International career
- Years: Team / Apps / (Points)
- 2022–: Spain U18
- 2023–: Spain U20 / 2 / (0)
- 2026–: Spain / 1 / (0)

= Guido Reyes =

Spanish rugby union player

Guido Reyes Rendón (born 18 July 2005) is a Spanish professional rugby union player. He plays as a prop for Section Paloise.
== Early life ==
Guido Reyes was born in Bargas, in Castilla-La Mancha, Spain. He started playing Rugby union at the age of three. He joined Quijote Rugby Club in Yuncos. In 2019, he moved to San Isidro Rugby Club in Madrid. He was identified as a talented young player by the Spanish Rugby Federation. In 2020, he entered the national talent development programmes. Reyes played for the regional team of Madrid. He also played for Spain at under-14, under-16 and under-18 levels.
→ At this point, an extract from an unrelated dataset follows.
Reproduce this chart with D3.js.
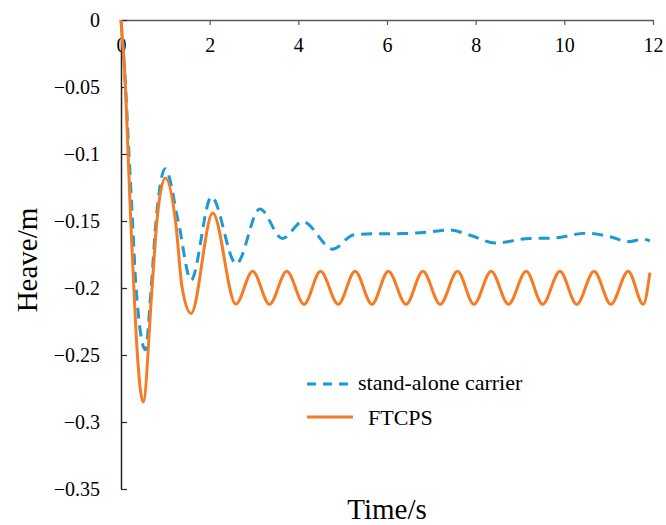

In 2022, he won a bronze medal with the Spain U18 team at the Rugby Europe Championship.

== Club career ==
Guido Reyes joined the academy of Section Paloise in 2022. Reyes developed through the academy of Section Paloise after joining the club. A regular member of the Espoirs squad, he progressed steadily and was invited to train with the professional group ahead of the 2025–26 season.
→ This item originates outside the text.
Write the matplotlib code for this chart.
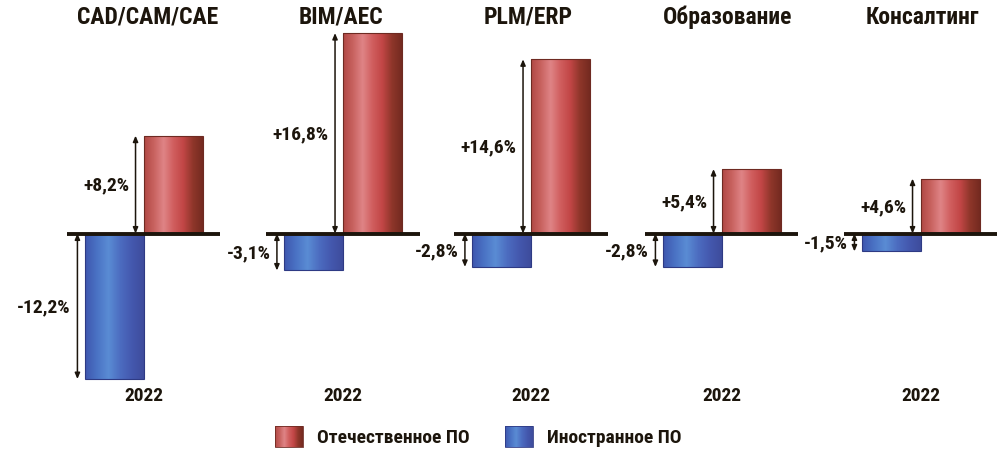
import numpy as np
import matplotlib
matplotlib.use("Agg")
import matplotlib.pyplot as plt
from matplotlib.colors import LinearSegmentedColormap

# ---- data ----
categories = ["CAD/CAM/CAE", "BIM/AEC", "PLM/ERP", "Образование", "Консалтинг"]
domestic = [8.2, 16.8, 14.6, 5.4, 4.6]      # Отечественное ПО
foreign = [-12.2, -3.1, -2.8, -2.8, -1.5]    # Иностранное ПО
year_labels = ["2022", "2022", "2022", "2022", "2022"]
legend_labels = ["Отечественное ПО", "Иностранное ПО"]

# ---- style ----
FONT = ["Roboto Condensed", "Liberation Sans Narrow", "DejaVu Sans"]
plt.rcParams["font.family"] = FONT
TXT = "#1c150c"
red_stops = ["#b04844", "#c8625f", "#df8486", "#d05e5e", "#c24646", "#8e362a", "#742a20"]
blue_stops = ["#3e56ae", "#4a72c4", "#5a8cd4", "#4c6cc0", "#4458ae", "#3e4c9c"]
red_cmap = LinearSegmentedColormap.from_list("r", red_stops)
blue_cmap = LinearSegmentedColormap.from_list("b", blue_stops)
grad = np.linspace(0, 1, 256).reshape(1, -1)

W, H = 1000, 452
fig = plt.figure(figsize=(W / 100, H / 100), dpi=100)
fig.patch.set_facecolor("white")

px_per_pct = 11.93
base_px = 234.5          # baseline position from top (px)
ylim = (-(H - base_px) / px_per_pct, base_px / px_per_pct)
bar_px = 59.0
centers_px = [143.5, 343, 531, 721.5, 920.5]
title_shift_px = [4.5, -2, -3, 6.5, 1.5]
ax_w_px = 200


def gradient_bar(ax, x, h, cmap, edge):
    b = ax.bar(x, h, width=1.0, align="edge", color="none",
               edgecolor=edge, linewidth=0.8, zorder=3)[0]
    x0, x1 = x, x + 1.0
    y0, y1 = (0, h) if h > 0 else (h, 0)
    im = ax.imshow(grad, cmap=cmap, extent=[x0, x1, y0, y1],
                   aspect="auto", zorder=2, interpolation="bilinear")
    im.set_clip_path(b)
    return b


def dim_arrow(ax, x, v, label):
    ax.annotate("", xy=(x, v), xytext=(x, 0),
                arrowprops=dict(arrowstyle="<|-|>,head_length=0.35,head_width=0.15",
                                color=TXT, lw=1.1, shrinkA=0, shrinkB=0),
                zorder=4)
    ax.text(x - 0.11, v / 2, label, ha="right", va="center",
            fontsize=14, fontweight="bold", color=TXT, fontstretch="condensed")


def fmt(v):
    return f"{v:+.1f}%".replace(".", ",")


for i, cat in enumerate(categories):
    c = centers_px[i]
    half_units = (ax_w_px / 2) / bar_px
    ax = fig.add_axes([(c - ax_w_px / 2) / W, 0, ax_w_px / W, 1])
    ax.set_xlim(-half_units, half_units)
    ax.set_ylim(*ylim)
    ax.axis("off")

    gradient_bar(ax, -1.0, foreign[i], blue_cmap, "#2e3a84")
    gradient_bar(ax, 0.0, domestic[i], red_cmap, "#6e2a22")
    ax.plot([-1.3, 1.3], [0, 0], color=TXT, lw=2.8, zorder=5,
            solid_capstyle="butt")

    dim_arrow(ax, -0.135, domestic[i], fmt(domestic[i]))
    dim_arrow(ax, -1.12, foreign[i], fmt(foreign[i]))

    ax.text(title_shift_px[i] / bar_px, (base_px - 17) / px_per_pct, cat,
            ha="center", va="center", fontsize=17, fontweight="bold",
            color=TXT, fontstretch="condensed")
    ax.text(0, -(396 - base_px) / px_per_pct, year_labels[i], ha="center",
            va="center", fontsize=14, fontweight="bold", color=TXT,
            fontstretch="condensed")

# ---- legend ----
lax = fig.add_axes([0, 0, 1, 1])
lax.set_xlim(0, W)
lax.set_ylim(H, 0)
lax.axis("off")
lax.patch.set_alpha(0)
for (x0, cmap, edge, lab, tx) in [(275, red_cmap, "#6e2a22", legend_labels[0], 317),
                                  (505, blue_cmap, "#2e3a84", legend_labels[1], 547)]:
    r = lax.bar(x0, 21, width=28, bottom=427, align="edge", color="none",
                edgecolor=edge, linewidth=0.6, zorder=3)[0]
    im = lax.imshow(grad, cmap=cmap, extent=[x0, x0 + 28, 448, 427],
                    aspect="auto", zorder=2)
    im.set_clip_path(r)
    lax.text(tx, 438, lab, ha="left", va="center", fontsize=14,
             fontweight="bold", color=TXT, fontstretch="condensed")

fig.savefig("out.png", dpi=100, facecolor="white")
He joined Stade Tarbes Pyrénées Rugby on loan for the 2025–26 season to gain senior experience.

== International career ==
Reyes was a member of the Spain under-18 squad that won the bronze medal at the 2022 Rugby Europe Under-18 Championship. He later represented the Spain under-20 team in international competitions. In 2024, he played at the World Rugby Under 20 Championship. In 2025, he again represented Spain U20 at the 2025 World Rugby U20 Championship in Italy, where he featured in all five matches. Reyes was called up to the senior squad in November 2025 to prepare for the match against Fiji.

He made his debut for the senior Spain national team, coached by Pablo Bouza, on 21 February 2026 in a group stage match of the 2026 Rugby Europe Championship against Georgia.

== Personal life ==
Reyes is of Colombian and Argentine descent.